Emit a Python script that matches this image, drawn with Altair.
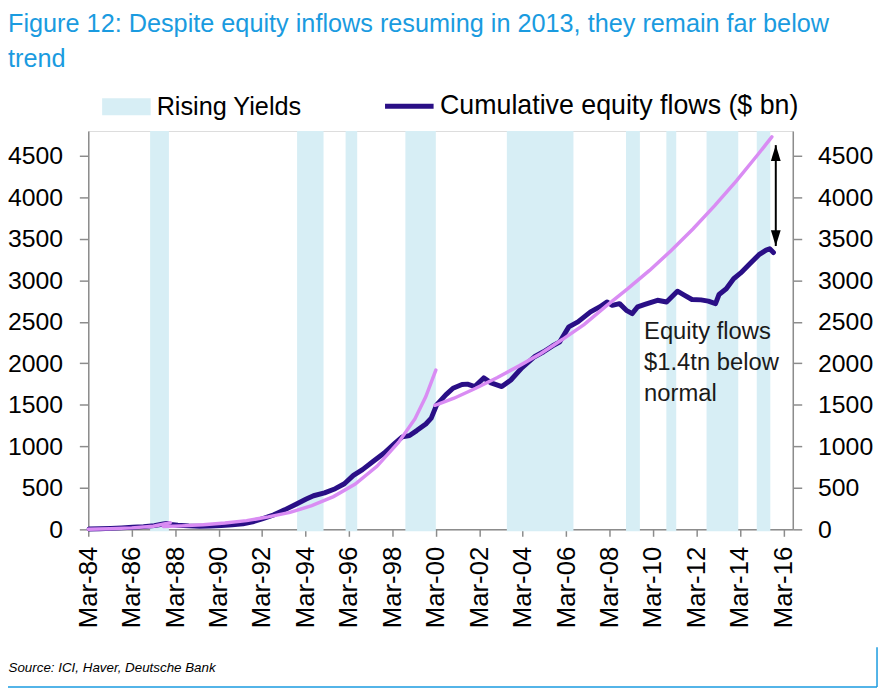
import altair as alt
import pandas as pd

# ---------------- data ----------------
band_start = ["1987-01-05", "1993-10-11", "1996-01-05", "1998-10-06", "2003-06-08",
              "2008-12-02", "2010-10-11", "2012-08-17", "2014-12-09"]
band_end = ["1987-11-17", "1994-12-30", "1996-07-18", "2000-03-01", "2006-07-02",
            "2009-07-23", "2011-03-26", "2014-02-01", "2015-07-25"]

flow_dates = ["1984-03-15", "1984-09-15", "1985-03-15", "1985-09-15", "1986-03-15", "1986-09-15",
              "1987-03-15", "1987-08-15", "1987-10-15", "1987-12-15", "1988-04-15", "1988-10-15",
              "1989-04-15", "1989-10-15", "1990-04-15", "1990-10-15", "1991-04-15", "1991-10-15",
              "1992-03-15", "1992-09-15", "1993-03-15", "1993-09-15", "1994-03-15", "1994-07-15",
              "1995-01-15", "1995-07-15", "1995-12-15", "1996-05-15", "1996-10-15", "1997-04-15",
              "1997-10-15", "1998-04-15", "1998-08-15", "1998-12-15", "1999-04-15", "1999-09-15",
              "1999-12-15", "2000-03-15", "2000-08-15", "2000-12-15", "2001-05-15", "2001-08-15",
              "2001-12-15", "2002-05-15", "2002-09-15", "2003-03-15", "2003-08-15", "2004-02-15",
              "2004-09-15", "2005-02-15", "2005-07-15", "2005-11-15", "2006-04-15", "2006-09-15",
              "2007-04-15", "2007-09-15", "2008-01-15", "2008-04-15", "2008-08-15", "2008-12-15",
              "2009-03-15", "2009-06-15", "2009-10-15", "2010-05-15", "2010-10-15", "2011-04-15",
              "2011-08-15", "2011-12-15", "2012-05-15", "2012-09-15", "2013-01-15", "2013-03-15",
              "2013-07-15", "2013-11-15", "2014-03-15", "2014-08-15", "2015-01-15", "2015-05-15",
              "2015-07-15", "2015-09-15"]
flow_values = [5, 8, 12, 18, 25, 33,
               45, 65, 72, 60, 50, 42,
               38, 40, 45, 55, 68, 95,
               130, 175, 235, 300, 365, 405,
               440, 490, 550, 650, 720, 820,
               920, 1040, 1115, 1130, 1190, 1270,
               1340, 1500, 1620, 1700, 1745, 1750,
               1720, 1825, 1765, 1720, 1800, 1945,
               2080, 2140, 2210, 2260, 2440, 2500,
               2620, 2680, 2740, 2700, 2720, 2635,
               2600, 2680, 2710, 2760, 2740, 2870,
               2820, 2770, 2765, 2750, 2720, 2830,
               2900, 3020, 3090, 3200, 3310, 3365,
               3380, 3335]

trend_a_dates = ["1984-03-01", "1985-03-01", "1986-03-01", "1987-03-01", "1987-12-10"]
trend_a_values = [2, 8, 18, 38, 80]

trend_b_dates = ["1987-08-15", "1988-06-15", "1989-06-15", "1990-06-15", "1991-06-15", "1992-06-15",
                 "1993-06-15", "1994-06-15", "1995-06-15", "1996-06-15", "1997-06-15", "1998-06-15",
                 "1999-03-15", "1999-09-15", "2000-03-01"]
trend_b_values = [35, 42, 55, 76, 105, 150, 205, 285, 395, 545, 760, 1050, 1330, 1600, 1920]

trend_c_dates = ["2000-02-15", "2001-01-01", "2002-01-01", "2003-01-01", "2004-01-01", "2005-01-01",
                 "2006-01-01", "2007-01-01", "2008-01-01", "2009-01-01", "2010-01-01", "2011-01-01",
                 "2012-01-01", "2013-01-01", "2014-01-01", "2015-01-01", "2015-08-20"]
trend_c_values = [1495, 1580, 1700, 1830, 1970, 2120, 2290, 2470, 2690, 2900, 3120, 3360,
                  3620, 3900, 4200, 4520, 4730]

arrow_date = ["2015-10-25"]
arrow_top = [4630]
arrow_bottom = [3414]

note_date = ["2009-10-01"]
note_value = [2515]
note_text = ["Equity flows\n$1.4tn below\nnormal"]

y_ticks = [0, 500, 1000, 1500, 2000, 2500, 3000, 3500, 4000, 4500]
x_tick_years = list(range(1984, 2017, 2))

title_lines = ["Figure 12: Despite equity inflows resuming in 2013, they remain far below", "trend"]
source_text = "Source: ICI, Haver, Deutsche Bank"
band_label = "Rising Yields"
flow_label = "Cumulative equity flows ($ bn)"

# ---------------- styling ----------------
FONT = "Liberation Sans, Arial, Helvetica, sans-serif"
BAND = "#d7eef5"
NAVY = "#2a0f86"
VIOLET = "#d98cf3"
AXIS_GRAY = "#8c8c8c"
BLUE = "#1a9be0"

bands = pd.DataFrame({"start": band_start, "end": band_end, "series": band_label})
flows = pd.DataFrame({"date": flow_dates, "value": flow_values, "series": flow_label})
trend = pd.DataFrame({
    "date": trend_a_dates + trend_b_dates + trend_c_dates,
    "value": trend_a_values + trend_b_values + trend_c_values,
    "seg": ["a"] * len(trend_a_dates) + ["b"] * len(trend_b_dates) + ["c"] * len(trend_c_dates),
})
arrow_df = pd.DataFrame({"date": arrow_date, "top": arrow_top, "bottom": arrow_bottom})
heads_df = pd.DataFrame({"date": arrow_date * 2, "value": arrow_top + arrow_bottom, "dir": ["up", "down"]})
note_df = pd.DataFrame({"date": note_date, "value": note_value, "text": note_text})
frame_df = pd.DataFrame({"k": [0]})

xscale = alt.Scale(type="utc", domain=[alt.DateTime(year=1984, month=3, date=1, utc=True),
                                       alt.DateTime(year=2016, month=8, date=6, utc=True)])
yscale = alt.Scale(domain=[0, 4800], nice=False, zero=True)

xaxis = alt.Axis(
    values=[alt.DateTime(year=y, month=3, date=1, utc=True) for y in x_tick_years],
    format="%b-%y", labelAngle=-90, labelFontSize=26, labelFont=FONT, labelColor="black",
    tickSize=7, tickColor=AXIS_GRAY, tickWidth=1.5, domainColor=AXIS_GRAY, domainWidth=1.5,
    labelPadding=10, grid=False, labelOverlap=False, labelFlush=False,
    title=source_text, titleX=-81, titleY=139, titleAlign="left", titleAnchor="start",
    titleBaseline="middle", titleFontSize=13.5, titleFontStyle="italic", titleFontWeight="normal",
    titleFont="Liberation Sans Narrow, Liberation Sans, Arial, sans-serif", titleColor="black",
)

def yaxis(orient, pad):
    return alt.Axis(
        orient=orient, values=y_ticks, format="d", labelFontSize=25, labelFont=FONT,
        labelColor="black", tickSize=9, tickColor=AXIS_GRAY, tickWidth=1.5,
        domainColor=AXIS_GRAY, domainWidth=1.5, labelPadding=pad, grid=False, title=None,
        labelFlush=False,
    )

band_layer = alt.Chart(bands).mark_rect().encode(
    x=alt.X("start:T", scale=xscale, axis=xaxis),
    x2="end:T",
    y=alt.value(0), y2=alt.value(404),
    fill=alt.Fill("series:N", scale=alt.Scale(domain=[band_label], range=[BAND]),
                  legend=alt.Legend(orient="none", legendX=14, legendY=-49, title=None,
                                    symbolType="M-1,-0.347H1V0.347H-1Z", symbolSize=2401,
                                    symbolStrokeWidth=0, symbolOpacity=1,
                                    labelFontSize=25.5, labelFont=FONT, labelColor="black",
                                    labelOffset=6, labelLimit=0, padding=0)),
)

flow_layer = alt.Chart(flows).mark_line(strokeWidth=5, strokeJoin="round", strokeCap="round").encode(
    x=alt.X("date:T", scale=xscale, axis=xaxis),
    y=alt.Y("value:Q", scale=yscale, axis=yaxis("left", 17)),
    stroke=alt.Stroke("series:N", scale=alt.Scale(domain=[flow_label], range=[NAVY]),
                      legend=alt.Legend(orient="none", legendX=297, legendY=-52, title=None,
                                        symbolType="stroke", symbolSize=2401, symbolStrokeWidth=5,
                                        labelFontSize=27, labelFont=FONT, labelColor="black",
                                        labelOffset=4, labelLimit=0, padding=0)),
)

trend_layer = alt.Chart(trend).mark_line(strokeWidth=3.5, color=VIOLET, strokeCap="round").encode(
    x=alt.X("date:T", scale=xscale, axis=xaxis),
    y=alt.Y("value:Q", scale=yscale, axis=yaxis("right", 16)),
    detail="seg:N",
)

arrow_rule = alt.Chart(arrow_df).mark_rule(strokeWidth=2, color="black").encode(
    x=alt.X("date:T", scale=xscale, axis=xaxis),
    y=alt.Y("top:Q", scale=yscale, axis=None),
    y2="bottom:Q",
)

arrow_heads = alt.Chart(heads_df).mark_point(filled=True, color="black", size=256, opacity=1).encode(
    x=alt.X("date:T", scale=xscale, axis=xaxis),
    y=alt.Y("value:Q", scale=yscale, axis=None),
    shape=alt.Shape("dir:N", scale=alt.Scale(domain=["up", "down"],
                                             range=["M0,0L0.62,2L-0.62,2Z", "M0,0L0.62,-2L-0.62,-2Z"]),
                    legend=None),
)

note_layer = alt.Chart(note_df).mark_text(align="left", baseline="top", fontSize=24, font=FONT,
                                          color="#1a1a1a", lineBreak="\n", lineHeight=31).encode(
    x=alt.X("date:T", scale=xscale, axis=xaxis),
    y=alt.Y("value:Q", scale=yscale, axis=None),
    text="text:N",
)

frame_bottom = alt.Chart(frame_df).mark_rule(color=BLUE, strokeWidth=1.5).encode(
    x=alt.value(-86), x2=alt.value(796), y=alt.value(561))
frame_right = alt.Chart(frame_df).mark_rule(color=BLUE, strokeWidth=1.5).encode(
    x=alt.value(796), y=alt.value(521), y2=alt.value(561))

chart = alt.layer(
    band_layer, flow_layer, trend_layer, arrow_rule, arrow_heads, note_layer, frame_bottom, frame_right
).resolve_axis(y="independent").resolve_scale(y="shared").properties(
    width=711, height=402,
    autosize=alt.AutoSizeParams(type="none"),
    padding={"left": 81, "top": 121, "right": 87, "bottom": 162},
    title=alt.TitleParams(text=title_lines, anchor="start", frame="group", fontSize=25.5, font=FONT,
                          color=BLUE, fontWeight="normal", lineHeight=35, dx=-81, dy=-7, offset=0),
).configure_view(stroke=None).configure(background="white")

chart.save("out.html", embed_options={"renderer": "svg", "actions": False})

*EXERCISE TASK*. Return the material line for line, from its beginning to the line that contains "import pandas as pd", with the pictures left out.

*RESPONSE TO THE EXERCISE*.
Emit a Python script that matches this image, drawn with Altair.
import altair as alt
import pandas as pd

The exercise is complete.